Intriguing features of Dirac cones in phagraphene with site specific doping

The non-honeycomb lattice phagraphene is energetically comparable with graphene and has recently been experimentally realized in 1D form. This carbon allotrope exhibits asymmetric Dirac cone feature with tunable Fermi velocity against external strain. This work critically presents an analytical scheme to address the emergence and robustness of Dirac fermions in phagraphene network. In particular, the lattice has judicially been renormalized from twenty atomic sites per unit cell to an equivalent two-level model. The electronic band structure of the renormalized system agrees well with the first principles results near the Fermi level. Besides, the Fermi velocity obtained from the analytical dispersion relation also supports the density functional theory results. Moreover, phagraphene is dynamically stable even after the introduction of boron and nitrogen as foreign atoms. It has been revealed that the degeneracy at the Fermi level is preserved for certain doping sites. Therefore, the criterion of band gap opening in this Dirac system has been explained in terms of appropriate hopping constraints. Furthermore, we have explored that some of the particular lattice sites significantly contribute to the formation of Dirac cones in the low-energy lattice. In addition, proper effective hopping anisotropy between these renormalized sites essentially removes the degeneracy of the Dirac point and opens a bandgap. Our approach is elegant and will serve as an essential reference for realizing the underlying mechanism behind the occurrence of Dirac fermions in the next-generation non-honeycomb lattices. [Display omitted] •Single boron or nitrogen atom doping makes the system metallic.

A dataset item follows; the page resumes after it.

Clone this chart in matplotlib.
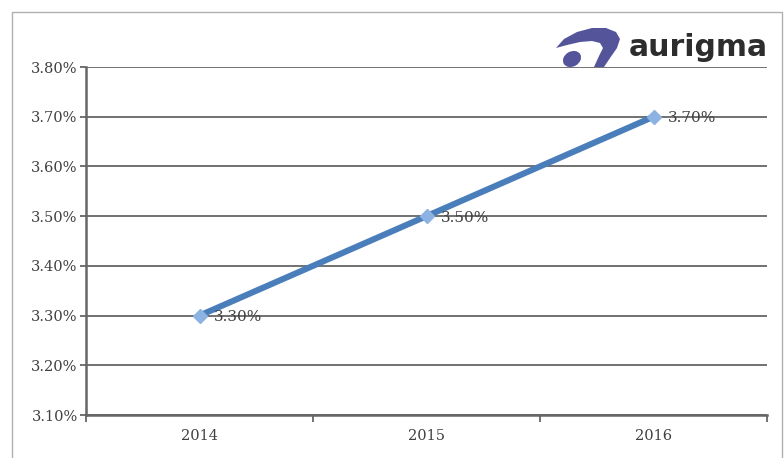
import matplotlib.pyplot as plt
import matplotlib.patches as mpatches
from matplotlib.ticker import FuncFormatter, MultipleLocator

years = ["2014", "2015", "2016"]
rates = [3.30, 3.50, 3.70]

fig = plt.figure(figsize=(7.84, 4.58), dpi=100)
# outer chart border (bottom edge runs off the picture)
fig.patches.append(mpatches.Rectangle((12 / 784, -0.1), 770 / 784, 446 / 458 + 0.1,
                                      transform=fig.transFigure, fill=False,
                                      edgecolor="#b0b0b0", lw=1))
ax = fig.add_axes([86 / 784, 43 / 458, 681 / 784, 348 / 458])

x = list(range(len(years)))
ax.plot(x, rates, color="#4a7ebb", lw=4.4, solid_capstyle="round", zorder=3)
ax.plot(x, rates, ls="none", marker="D", ms=7.5, color="#8db3e2", mec="#8db3e2", zorder=4)
for xi, v in zip(x, rates):
    ax.annotate(f"{v:.2f}%", (xi, v), xytext=(10, -1), textcoords="offset points",
                va="center", ha="left", fontsize=11, family="DejaVu Serif",
                color="#404040", zorder=5)

ax.set_xlim(-0.5, 2.5)
ax.set_ylim(3.10, 3.80)
ax.yaxis.set_major_locator(MultipleLocator(0.10))
ax.yaxis.set_major_formatter(FuncFormatter(lambda v, p: f"{v:.2f}%"))
ax.grid(axis="y", color="#666666", lw=1.3)
ax.set_axisbelow(True)

ax.set_xticks(x)
ax.set_xticklabels(years)
ax.set_xticks([-0.5, 0.5, 1.5, 2.5], minor=True)
ax.tick_params(axis="x", which="major", length=0, pad=10)
ax.tick_params(axis="x", which="minor", length=5, width=1.3, color="#666666")
ax.tick_params(axis="y", length=4, width=1.3, color="#666666", pad=2)
for lab in ax.get_xticklabels() + ax.get_yticklabels():
    lab.set_fontfamily("DejaVu Serif")
    lab.set_fontsize(10.5)
    lab.set_color("#404040")

for s in ["top", "right"]:
    ax.spines[s].set_visible(False)
for s in ["left", "bottom"]:
    ax.spines[s].set_color("#666666")
    ax.spines[s].set_linewidth(1.8)

# logo, drawn in image pixel coordinates
logo = fig.add_axes([545 / 784, (458 - 75) / 458, 239 / 784, 55 / 458])
logo.set_xlim(545, 784)
logo.set_ylim(75, 20)
logo.axis("off")
logo_color = "#54549a"
logo.add_patch(mpatches.Polygon(
    [[556, 48], [564, 39], [577, 32], [592, 28], [606, 28], [616, 32], [620, 39],
     [617, 48], [610, 58], [604, 67], [594, 67], [599, 56], [603, 48], [600, 43],
     [592, 41], [580, 42], [567, 45]],
    closed=True, color=logo_color, lw=0))
logo.add_patch(mpatches.Ellipse((572, 59), 19, 15, angle=-30, color=logo_color, lw=0))
logo.text(629, 48, "aurigma", fontsize=21.5, fontweight="bold", family="DejaVu Sans",
          color="#2d2d2d", va="center", ha="left")

fig.savefig("out.png", dpi=100)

However, semimetallic and semiconducting nature is persuaded for site specific codoping.•Horizontal shift in the position of the Dirac cone is marked depending upon the percentage of doping and interaction between the dopants.•Real space renormalization scheme reduces the lattice to a two level system and reconstructs the band degeneracy near the Fermi level.•Analytical calculation about the position of the Dirac point and Fermi velocity agrees very well with DFT results.•The emergence of Dirac cone is supported by analytical condition deduced from hopping parameters.